Stan CEO Mike Sneesby has welcomed the new mega-merger between Nine and Fairfax, with the Australian streaming boss confident it will drive "accelerated growth" in a "new media landscape".
Sneesby tells AdNews, the new deal, of which Nine assumes complete control of all Stan assets, will put the company in a stronger position to remain the "leading local streaming service" in Australia.
"It really does position Stan for greater strategic opportunities as this new media landscape begins to unfold," he says.
"For me, a strengthened parent company means we are going to see a continued focus and increased support across the range of our media assets."
Sneesby said the deal would give Stan more access to the "vast amount of group assets", which would help it remain competitive against international players, like CBS and Hayu, who are increasing their presence in this market.

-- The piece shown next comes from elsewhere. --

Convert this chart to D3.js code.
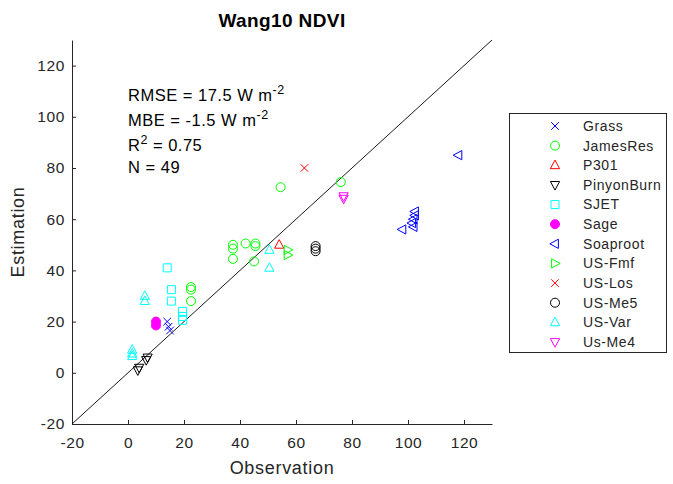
<!DOCTYPE html>
<html>
<head>
<meta charset="utf-8">
<script src="https://cdn.jsdelivr.net/npm/d3@7"></script>
<style>
  body { margin: 0; background: #fff; }
  svg { display: block; font-family: "Liberation Sans", Arial, Helvetica, sans-serif; }
</style>
</head>
<body>
<svg id="chart" width="673" height="484"></svg>
<script>
// Site names, in legend order
const sites = ["Grass", "JamesRes", "P301", "PinyonBurn", "SJET", "Sage", "Soaproot",
               "US-Fmf", "US-Los", "US-Me5", "US-Var", "Us-Me4"];

// Observed vs estimated values per site: [observation, estimation]
const grass      = [[14, 20], [14.5, 18], [15, 16.5]];
const jamesRes   = [[22.5, 33.5], [22.5, 32.5], [22.5, 28], [37.5, 50], [37.5, 48.5], [37.5, 44.5],
                    [42, 50.5], [45.5, 50.5], [45.5, 49.5], [45, 43.5], [54.5, 72.5], [76, 74.5]];
const p301       = [[54, 50]];
const pinyonBurn = [[3.5, 1], [4, 2], [6.5, 5], [7, 6]];
const sjet       = [[14, 41], [15.5, 32.5], [15.5, 28], [19.5, 24], [19.5, 22], [19.5, 20.5]];
const sage       = [[10, 20], [10, 18.5]];
const soaproot   = [[118, 85], [98, 56], [102.5, 63], [102.5, 61.5], [102, 60], [101.5, 58.5], [102, 57]];
const usFmf      = [[57, 48], [57, 46]];
const usLos      = [[63, 80]];
const usMe5      = [[67, 49.5], [67, 48.5], [67, 47.5]];
const usVar      = [[6, 30], [6, 28], [1.5, 9], [1.5, 7.5], [1.5, 6.5], [50.5, 48], [50.5, 41]];
const usMe4      = [[77, 69], [77, 68]];

const seriesValues = [grass, jamesRes, p301, pinyonBurn, sjet, sage, soaproot,
                      usFmf, usLos, usMe5, usVar, usMe4];

// Marker shape and colour for each site
const markers = ["x", "o", "^", "v", "s", "o", "<", ">", "x", "o", "^", "v"];
const colors  = ["#0000ff", "#00ff00", "#ff0000", "#000000", "#00ffff", "#ff00ff",
                 "#0000ff", "#00ff00", "#ff0000", "#000000", "#00ffff", "#ff00ff"];
const filled  = [false, false, false, false, false, true, false, false, false, false, false, false];

const xTicks = [-20, 0, 20, 40, 60, 80, 100, 120];
const yTicks = [-20, 0, 20, 40, 60, 80, 100, 120];
const xDomain = [-20, 130];
const yDomain = [-20, 130];

const statLines = [
  { main: "RMSE = 17.5 W m", sup: "-2", after: "" },
  { main: "MBE = -1.5 W m",  sup: "-2", after: "" },
  { main: "R",               sup: "2",  after: " = 0.75" },
  { main: "N = 49",          sup: "",   after: "" }
];

const svg = d3.select("#chart");
const plot = { left: 72, right: 492, top: 40, bottom: 424 };

const x = d3.scaleLinear().domain(xDomain).range([plot.left, plot.right]);
const y = d3.scaleLinear().domain(yDomain).range([plot.bottom, plot.top]);

const axisColor = "#262626";
const plainNumber = d => String(d);

// Axes: ticks point inward, no box
const gx = svg.append("g")
  .attr("transform", `translate(0,${plot.bottom})`)
  .call(d3.axisBottom(x).tickValues(xTicks).tickFormat(plainNumber)
    .tickSizeInner(-4).tickSizeOuter(0).tickPadding(13));
const gy = svg.append("g")
  .attr("transform", `translate(${plot.left},0)`)
  .call(d3.axisLeft(y).tickValues(yTicks).tickFormat(plainNumber)
    .tickSizeInner(-4).tickSizeOuter(0).tickPadding(7));

[gx, gy].forEach(g => {
  g.select(".domain").attr("stroke", axisColor).attr("stroke-width", 1);
  g.selectAll(".tick line").attr("stroke", axisColor);
  g.selectAll(".tick text").attr("fill", axisColor).attr("font-size", 15.5)
    .attr("letter-spacing", 0.6)
    .attr("font-family", "'Liberation Sans', Arial, sans-serif");
});

// 1:1 reference line
svg.append("line")
  .attr("x1", x(-20)).attr("y1", y(-20))
  .attr("x2", x(130)).attr("y2", y(130))
  .attr("stroke", "#000").attr("stroke-width", 0.9);

// Marker path generator
function markerPath(m) {
  switch (m) {
    case "^": return "M0,-5.2L4.6,3.4L-4.6,3.4Z";
    case "v": return "M0,5.2L4.6,-3.4L-4.6,-3.4Z";
    case "<": return "M-5.2,0L3.4,-4.6L3.4,4.6Z";
    case ">": return "M5.2,0L-3.4,-4.6L-3.4,4.6Z";
    case "s": return "M-4,-4H4V4H-4Z";
    case "x": return "M-3.8,-3.8L3.8,3.8M-3.8,3.8L3.8,-3.8";
    default:  return "M4.5,0A4.5,4.5 0 1,1 -4.5,0A4.5,4.5 0 1,1 4.5,0Z";
  }
}

function drawMarker(sel, i) {
  sel.append("path")
    .attr("d", markerPath(markers[i]))
    .attr("fill", filled[i] ? colors[i] : "none")
    .attr("stroke", colors[i])
    .attr("stroke-width", 1);
}

// Scatter points
const pointsLayer = svg.append("g");
seriesValues.forEach((vals, i) => {
  pointsLayer.append("g").selectAll("g")
    .data(vals)
    .join("g")
    .attr("transform", d => `translate(${x(d[0])},${y(d[1])})`)
    .each(function () { drawMarker(d3.select(this), i); });
});

// Title
svg.append("text")
  .attr("x", (plot.left + plot.right) / 2).attr("y", 27)
  .attr("text-anchor", "middle")
  .attr("font-weight", "bold").attr("font-size", 19)
  .attr("letter-spacing", 0.4)
  .attr("fill", "#000")
  .text("Wang10 NDVI");

// Axis labels
svg.append("text")
  .attr("x", (plot.left + plot.right) / 2).attr("y", 474)
  .attr("text-anchor", "middle").attr("font-size", 18)
  .attr("letter-spacing", 0.7)
  .attr("fill", axisColor)
  .text("Observation");
svg.append("text")
  .attr("transform", `translate(24,${(plot.top + plot.bottom) / 2}) rotate(-90)`)
  .attr("text-anchor", "middle").attr("font-size", 18)
  .attr("letter-spacing", 0.7)
  .attr("fill", axisColor)
  .text("Estimation");

// Statistics block
const statBase = [101, 126, 151, 173];
statLines.forEach((s, i) => {
  const t = svg.append("text")
    .attr("x", 128).attr("y", statBase[i])
    .attr("font-size", 16.5).attr("letter-spacing", 0.5).attr("fill", "#000");
  t.append("tspan").text(s.main);
  if (s.sup) {
    t.append("tspan").attr("dy", -7).attr("font-size", 12.5).text(s.sup);
  }
  if (s.after) {
    t.append("tspan").attr("dy", 7).text(s.after);
  }
});

// Legend
const legend = svg.append("g");
legend.append("rect")
  .attr("x", 509.5).attr("y", 113.5).attr("width", 157).attr("height", 239)
  .attr("fill", "#fff").attr("stroke", axisColor).attr("stroke-width", 1);

const legendRow = d3.scalePoint().domain(sites).range([126, 342]);
sites.forEach((name, i) => {
  const row = legend.append("g").attr("transform", `translate(0,${legendRow(name)})`);
  drawMarker(row.append("g").attr("transform", "translate(555,0)"), i);
  row.append("text")
    .attr("x", 583).attr("dy", "0.35em")
    .attr("font-size", 14).attr("letter-spacing", 0.6).attr("fill", axisColor)
    .text(name);
});
</script>
</body>
</html>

"When we look at the current landscape in the streaming space locally, it's all international except for us, and this deal allows us to move into a better competitive position," he says.
'We've got a very clear picture on how we think the media landscape is going to unfold and the combination in timing with shareholders and where we are in our growth trajectory with Australian's taking to Stan, is phenomenal."
Sneesby says it certainly won't be "business as usual" for Stan, as the streaming service now looks to build upon its earlier success from this year, reaching the one million subscriber milestone in June.
"I am extremely excited by the deal and I've always said from the early stages of Stan, what's been a huge driver of success has been the level of cooperation have made to this venture independently," he says.
"The sum of it for us is, that stronger our parents are, the better it is for us."
Nine CEO Hugh Marks, who will lead the newly merged entity, said last week Stan and Domain assets, not Fairfax's heritage in independent journalism, were the primary motivator for the merger.
He did, however, explain that Stan and Domain’s financial viability and growth prospects would enable Nine to invest in content and its newsrooms.